The center streets of Perugia are vibrant with crowds of Perugini and tourists alike perusing the dozens of stands selling everything from gilded candlesticks to Slovakian sausages for the Fiera dei Morti, a five-day Italian celebration akin to the Day of the Dead.
Piazza Italia is dedicated to tents for Perugia’s sister cities, which include Aix-en-Provence, France; Bratislava, Slovakia; Potsdam, Germany; Tubingen, Germany; Seattle, Wash.; and Grand Rapids, Mich.
Selling Michigan’s finest dried cranberries and caramel popcorn to curious Italians, Umbra alumna Anna Marotti was in the middle of the commotion. Marotti was first involved with Perugia’s sister city partnerships during her semester at Umbra in spring 2009, when she participated in an internship with the Comune. When she returned home, Marotti joined the committee of Grand Rapids Sister Cities International, an organization dedicated to maintaining relationships with international sister cities. Recognizing Marotti’s background in Italian and international marketing, GRSCI flew her to Perugia as a representative.
Marotti holds a bachelor’s degree in international relations and economics from Grand Valley State, where she is currently pursuing a master’s degree in teaching English as a second language. GVS offers scholarships for students to study in Perugia and educational exchanges for Italian and American students; in fact, three Perugini are studying at GVS this semester, and three GVS students are studying at the University of Perugia.
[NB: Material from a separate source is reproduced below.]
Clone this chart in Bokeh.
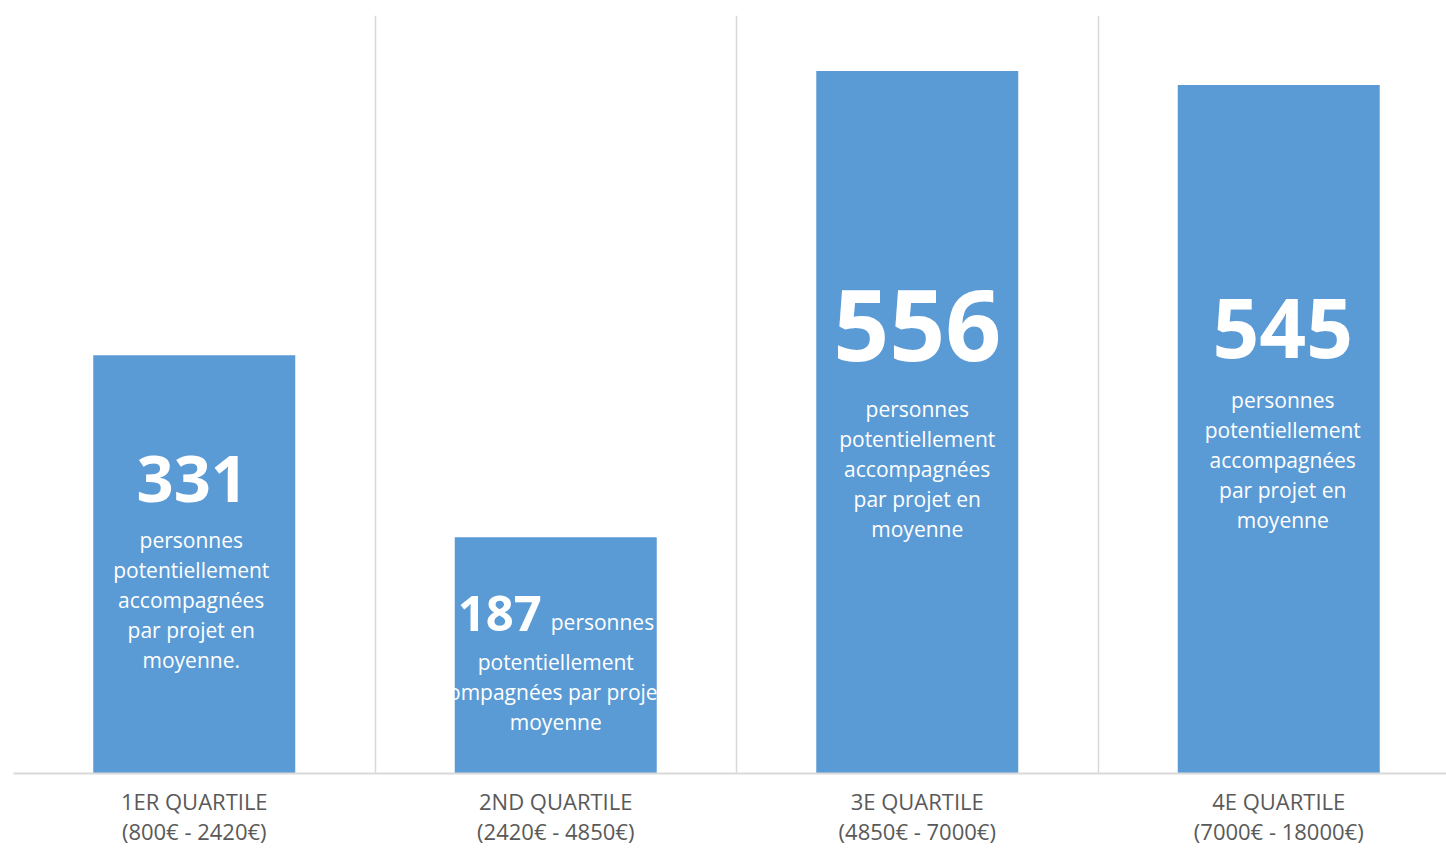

Surveying one of her old classrooms at Umbra, Marotti said her time at the institute led her to where she is today.
“Umbra offered me so many opportunities,” Marotti said. “I polished my Italian – which I’ve been able to teach to kids in my town – and I took a marketing class that ended up changing my entire major. It was great.”
The Grand Rapids booth was sold out of its goods by early Friday afternoon. All the money the booth earned will be allocated to scholarships and exchanges between Grand Rapids and Perugia. Her time in Perugia suddenly freed, Marotti has the opportunity to explore her old haunts and spend time with friends until she returns to Michigan on Wednesday.
While the center is bustling, Marotti is following the crowds of Italians to Pian di Massiano, the minimetro’s last stop and the location of the majority of the Fiera dei Morti festivities. A variety of food (think: county fair), amusement rides (!), and stands (hello, holiday shopping) will take over the area through Nov. 5.